I am passing through uncharted waters at the point where conventional practice is to note the moment of coming into the world and to celebrate it. So I have friends who click me as is the custom in these modern days, and one or two have sent electronic cards full of the right words and images to call attention that today is passing by, and I'm still here. These waters are uncharted as each day that carves out a place in Time is always new. It is the newness of things that attracts us, but looking back at these days, as they enter memory and gradually crumble into fragments of remembrance, becomes more complex as you reach that point when the days grow short. And indeed they do, "the days grow short when you reach September." Would that I were really at September of my years, but I know the year is late and "I have promises to keep, and miles to go before I sleep."
In the incandescence of intense awareness I embrace those who continue to define my existence, who have nourished me through their response and their dialogic challenge to my conscious awareness. Thought is the one dimension that moves faster than light, and I have entered parallel universes with such astonishing speed that I see our notions of reality are so primitive and uninformed. We have such richness and depth in our experiences that we could spend lifetimes trying to decode them, and we do. Isn't this what authors do all the time in their exploring and constructing new realities?
It has been observed that nothing in the known universe contradicts Newton's law of entropy where energy (and matter) dissipates until finally all order disappears. The ordered universe is rushing headlong into disorder. But there is one problem with Newton's observation: it doesn't include life, or the emergence of thinking, and finally consciousness. Life indeed does evolve toward greater order. Newton's universe is a machine, running like clockwork, but running down. We are not in that universe, but standing somewhere observing it.
What has energized my thinking and action has been conscious awareness which is more than just consciousness. This awareness is powerful and faster than the speed of light. It can leap to new realities and new awareness in an instant of insight and understanding. Some might describe this as a spiritual dimension, seeking some way of accounting for experience that is outside of our physical world bound by Newton's laws.
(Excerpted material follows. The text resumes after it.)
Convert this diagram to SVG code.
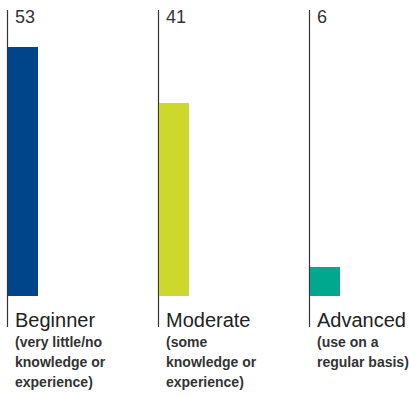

So now as I receive the best wishes in passing from friends and acquaintances, I appreciate that they are celebrating an event I had no control over. I do have prebirth memories, and I do note the days of birth and immediately following. I still can see my father's blue eyes and his smile as he held me on a pillow in his lap and smiled down at me. I had an instance of insight that I had been particularized, and there was no way out, and what followed was an journey of learning how to survive, how to overcome each day, how to follow some path whose destiny was yet to be revealed.
I understand Hemingway's observations and the comments of existentialists who posit that while we have no control over how we come into this world, we do have a choice as to when and how we leave it. From the standpoint of existentialism, life is meaningless. We have the choice to create meaning, and our integrity stems from creating meaning and to understand that death is inevitable, but meaningless. Hemingway had reached a point where he believed he could no longer create meaning with his life. The one remaining act was the deliberate choice to decide when and how to die. I do perceive we each must make meaning through our acts and choices. Creating meaning is our means for overcoming existential angst.
I just finished reading Yukio Mishima, a Japanese author who took his life in 1970. He wrote an astonishingly lucid book about a Japanese officer and his wife who chose to end their lives as a final act of giving meaning to their life. Their deaths were an act of honor and bravery. The wife witnessed his death to celebrate his courage and a life of commitment to his country. She cherished her role as witness and followed him in death. Their final shared moments served to climax a life of constructed meaning. Their awareness of life and each other was never so vivid as in their final moments.
All of this now leaps out in vivid clarity in these unfolding days of September. Where once I looked for the meaning of life, I know that there is no answer to that question except the palpable destiny of my journey that constructs significance in an ever unfolding context. At this juncture of my 75th year, I have more ideas, creative energy, and concrete projects than in years past, and I attribute this to new connections with others at a deeper level of conscious awareness. There are those in my life that infuse me with a deeper sense of commitment to pursuing a universe of consciousness where life actually transcends and moves in the opposite direction of entropy. This maintains an integrity of conscious awareness at a level I have not experienced until now. But the most exciting prospect is that it is continuing to evolve.